Çalışkan: Wir sind interkulturelle Übersetzer. Wir sorgen dafür, dass es weniger Missverständnisse gibt. Wir helfen dabei mit Menschen, die aus anderen Kulturkreisen kommen erfolgreich zu kommunizieren. Wenn ein Unternehmen beispielweise seine Dienstleistungen einer Migrantengruppe anbieten möchte, braucht es Detailkenntnisse und zwar nicht nur "hard facts" sondern auch Kenntnisse über Wertvorstellungen und Kommunikationsmuster.

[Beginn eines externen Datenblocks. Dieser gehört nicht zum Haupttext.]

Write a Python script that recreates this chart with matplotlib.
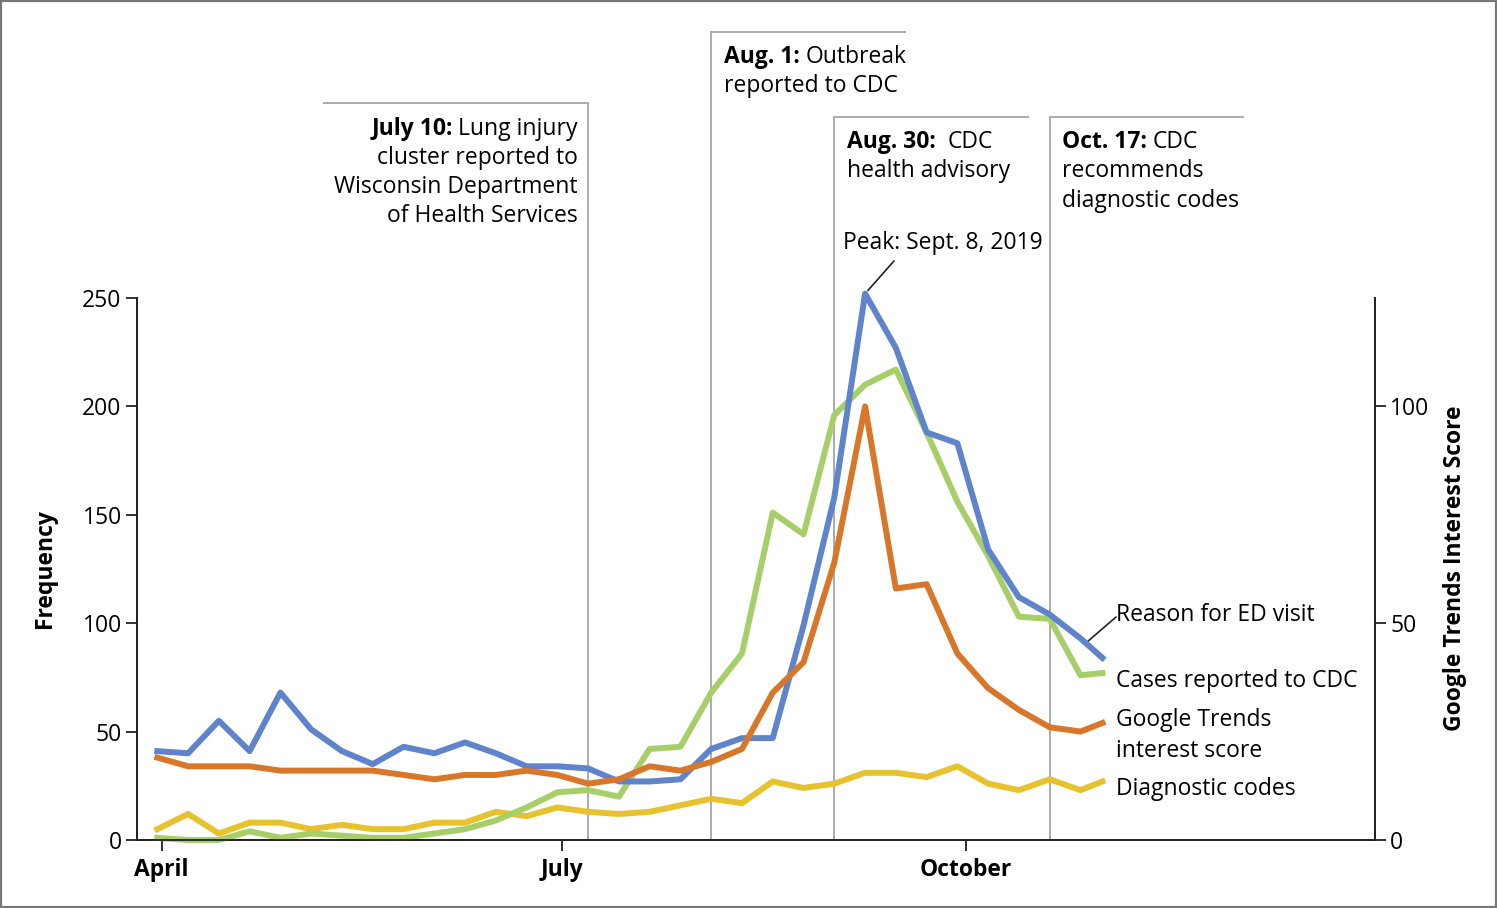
import numpy as np
import pandas as pd
import matplotlib
matplotlib.use("Agg")
import matplotlib.pyplot as plt
import matplotlib.dates as mdates
from matplotlib.transforms import blended_transform_factory
from matplotlib.patches import Rectangle

# --------------------------
# Data (weekly)
# --------------------------
weeks = list(pd.date_range("2019-03-31", "2019-10-27", freq="7D")) + [pd.Timestamp("2019-11-01")]

ed_visits = [41, 40, 55, 41, 68, 51, 41, 35, 43, 40, 45, 40, 34, 34, 33, 27,
             27, 28, 42, 47, 47, 99, 158, 252, 227, 188, 183, 134, 112, 104, 93, 84]
cdc_cases = [1, 0, 0, 4, 1, 3, 2, 1, 1, 3, 5, 9, 15, 22, 23, 20,
             42, 43, 68, 86, 151, 141, 196, 210, 217, 188, 156, 131, 103, 102, 76, 77]
diag_codes = [5, 12, 3, 8, 8, 5, 7, 5, 5, 8, 8, 13, 11, 15, 13, 12,
              13, 16, 19, 17, 27, 24, 26, 31, 31, 29, 34, 26, 23, 28, 23, 27]
google_trends = [19, 17, 17, 17, 16, 16, 16, 16, 15, 14, 15, 15, 16, 15, 13, 14,
                 17, 16, 18, 21, 34, 41, 64, 100, 58, 59, 43, 35, 30, 26, 25, 27]

# event markers sit on the week lines; (date, top of line in axes frac, box width in days)
event_weeks = ["2019-07-07", "2019-08-04", "2019-09-01", "2019-10-20"]
event_tops = [1.36, 1.49, 1.334, 1.334]
event_widths = [-60, 44, 44, 44]

x_ticks = ["2019-04-01", "2019-07-01", "2019-10-01"]
x_labels = ["April", "July", "October"]

BLUE = "#5f84cc"
GREEN = "#a6cf6a"
ORANGE = "#d8772a"
YELLOW = "#e6c22e"
GREY = "#ababab"

W, H = 1497, 908
def fx(x):
    return x / W
def fy(y):
    return 1 - y / H

plt.rcParams["font.family"] = ["Open Sans", "DejaVu Sans"]
FS = 16.5

fig = plt.figure(figsize=(W / 100, H / 100), dpi=100)
ax = fig.add_axes([fx(137), fy(840), (1375 - 137) / W, (840 - 298) / H])
ax2 = ax.twinx()

LW = 4.3
x = mdates.date2num(weeks)
ax.plot(x, diag_codes, color=YELLOW, lw=LW, zorder=3, clip_on=False)
ax.plot(x, cdc_cases, color=GREEN, lw=LW, zorder=4, clip_on=False)
ax.plot(x, ed_visits, color=BLUE, lw=LW, zorder=5, clip_on=False)
ax2.plot(x, google_trends, color=ORANGE, lw=LW, zorder=5, clip_on=False)

ax.set_xlim(mdates.date2num(pd.Timestamp("2019-03-26 09:00")), mdates.date2num(pd.Timestamp("2020-01-02")))
ax.set_ylim(0, 250)
ax2.set_ylim(0, 125)
ax.set_yticks([0, 50, 100, 150, 200, 250])
ax2.set_yticks([0, 50, 100])
ax.set_xticks(mdates.date2num(pd.to_datetime(x_ticks)))
ax.set_xticklabels(x_labels, fontweight="bold", fontsize=FS)

for a in (ax, ax2):
    a.spines["top"].set_visible(False)
    for s in a.spines.values():
        s.set_linewidth(1.3)
        s.set_color("#222222")
    a.tick_params(length=8, width=1.3, color="#222222", labelsize=FS, pad=3)
ax.tick_params(axis="x", pad=5)

# event lines
trans = blended_transform_factory(ax.transData, ax.transAxes)
for d, top, wd in zip(event_weeks, event_tops, event_widths):
    xd = mdates.date2num(pd.Timestamp(d))
    ax.plot([xd, xd], [0, top], transform=trans, clip_on=False, color=GREY, lw=1.4, zorder=1)
    ax.plot([xd, xd + wd], [top, top], transform=trans, clip_on=False, color=GREY, lw=1.4, zorder=1)

# axis titles
fig.text(fx(45), fy(569), "Frequency", rotation=90, ha="center", va="center",
         fontweight="bold", fontsize=FS)
fig.text(fx(1455), fy(568), "Google Trends Interest Score", rotation=90, ha="center",
         va="center", fontweight="bold", fontsize=FS)

renderer = fig.canvas.get_renderer()

def mixed(xp, yp, bold, regular, align="left", gap=6):
    if align == "left":
        t1 = fig.text(fx(xp), fy(yp), bold, fontweight="bold", fontsize=FS, ha="left", va="baseline")
        w = t1.get_window_extent(renderer).width
        fig.text(fx(xp + w + gap), fy(yp), regular, fontsize=FS, ha="left", va="baseline")
    else:
        t2 = fig.text(fx(xp), fy(yp), regular, fontsize=FS, ha="right", va="baseline")
        w = t2.get_window_extent(renderer).width
        fig.text(fx(xp - w - gap), fy(yp), bold, fontweight="bold", fontsize=FS, ha="right", va="baseline")

def plain(xp, yp, s, ha="left"):
    fig.text(fx(xp), fy(yp), s, fontsize=FS, ha=ha, va="baseline")

mixed(578, 135, "July 10:", "Lung injury", align="right")
plain(578, 164, "cluster reported to", ha="right")
plain(578, 193, "Wisconsin Department", ha="right")
plain(578, 222, "of Health Services", ha="right")

mixed(724, 63, "Aug. 1:", "Outbreak")
plain(724, 92, "reported to CDC")

mixed(847, 148, "Aug. 30:", "CDC", gap=12)
plain(847, 177, "health advisory")

mixed(1062, 148, "Oct. 17:", "CDC")
plain(1062, 177, "recommends")
plain(1062, 207, "diagnostic codes")

plain(843, 249, "Peak: Sept. 8, 2019")

# leader lines
peak_i = int(np.argmax(ed_visits))
ax.annotate("", xy=(x[peak_i], ed_visits[peak_i]), xytext=(fx(894), fy(261)),
            textcoords="figure fraction", annotation_clip=False,
            arrowprops=dict(arrowstyle="-", color="#222222", lw=1.2, shrinkA=0, shrinkB=3))
ax.annotate("", xy=(x[-2] + 1.6, (ed_visits[-2] + ed_visits[-1]) / 2 + 3), xytext=(fx(1116), fy(617)),
            textcoords="figure fraction", annotation_clip=False,
            arrowprops=dict(arrowstyle="-", color="#222222", lw=1.2, shrinkA=0, shrinkB=0))

# series labels
plain(1116, 621, "Reason for ED visit")
plain(1116, 687, "Cases reported to CDC")
plain(1116, 726, "Google Trends")
plain(1116, 757, "interest score")
plain(1116, 795, "Diagnostic codes")

# frame around the figure
fig.patches.append(Rectangle((0, 0), 1, 1, transform=fig.transFigure, fill=False,
                             edgecolor="#777777", lw=3, zorder=10))

fig.savefig("out.png", dpi=100, facecolor="white")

Außerdem geht es darum die Ressourcen, die man aus dem eigenen Kulturkreis mitbringt, auch in einem fremden Land erfolgreich zu nutzen.

Wenn sie österreichischen Unternehmer beraten, die in die Türkei expandieren, welchen ersten Tipp geben Sie ihnen?

Çalışkan: In jeder Branche ist es ein wenig unterschiedlich, aber eigentlich gibt es einen wichtigen Moment, der überall gleich ist: In der Türkei kommt die Beziehung immer vor der Sache. Bevor man verhandelt oder präsentiert, muss man eine Beziehung mit seinem Gegenüber herstellen. Man erzählt sich ein wenig über die Familie, ob man zum Beispiel Kinder hat oder nicht - man wird also ein wenig "persönlicher". Ich muss aber sagen, dass die Österreicher in diesem Punkt ganz geübt sind. Sie kommen mit den Kulturen im Westen aber auch mit jenen im Süden und Osten ganz gut zu recht.

Gehen die österreichischen Unternehmen derzeit gerne in die Türkei?

Çalışkan: Es gibt einige, die seit Jahrzehnten in der Türkei sehr erfolgreich sind. In den letzten Jahren nimmt dieser Trend immer mehr zu. In den letzten zehn bis fünfzehn Jahren war für österreichische Unternehmen Südosteuropa das Hauptziel. Im nächsten Jahrzehnt ist das, meiner Einschätzung nach, der türkische Markt.

In den letzten paar Wochen scheint die Beziehung zwischen den Türken, die in Österreich leben und den autochthonen Österreichern ein wenig angespannt. Bemerkt man das auch in der Geschäftswelt?

Çalışkan: Ich persönlich nehme in der geschäftlichen Sphäre keine Spannungen wahr. Mein Eindruck ist, dass die Diskussionen der letzten drei Wochen sehr emotional geführt wurden, aber auf die österreichisch-türkischen Business-Beziehungen haben diese politischen Debatten keinen Einfluss - noch nicht.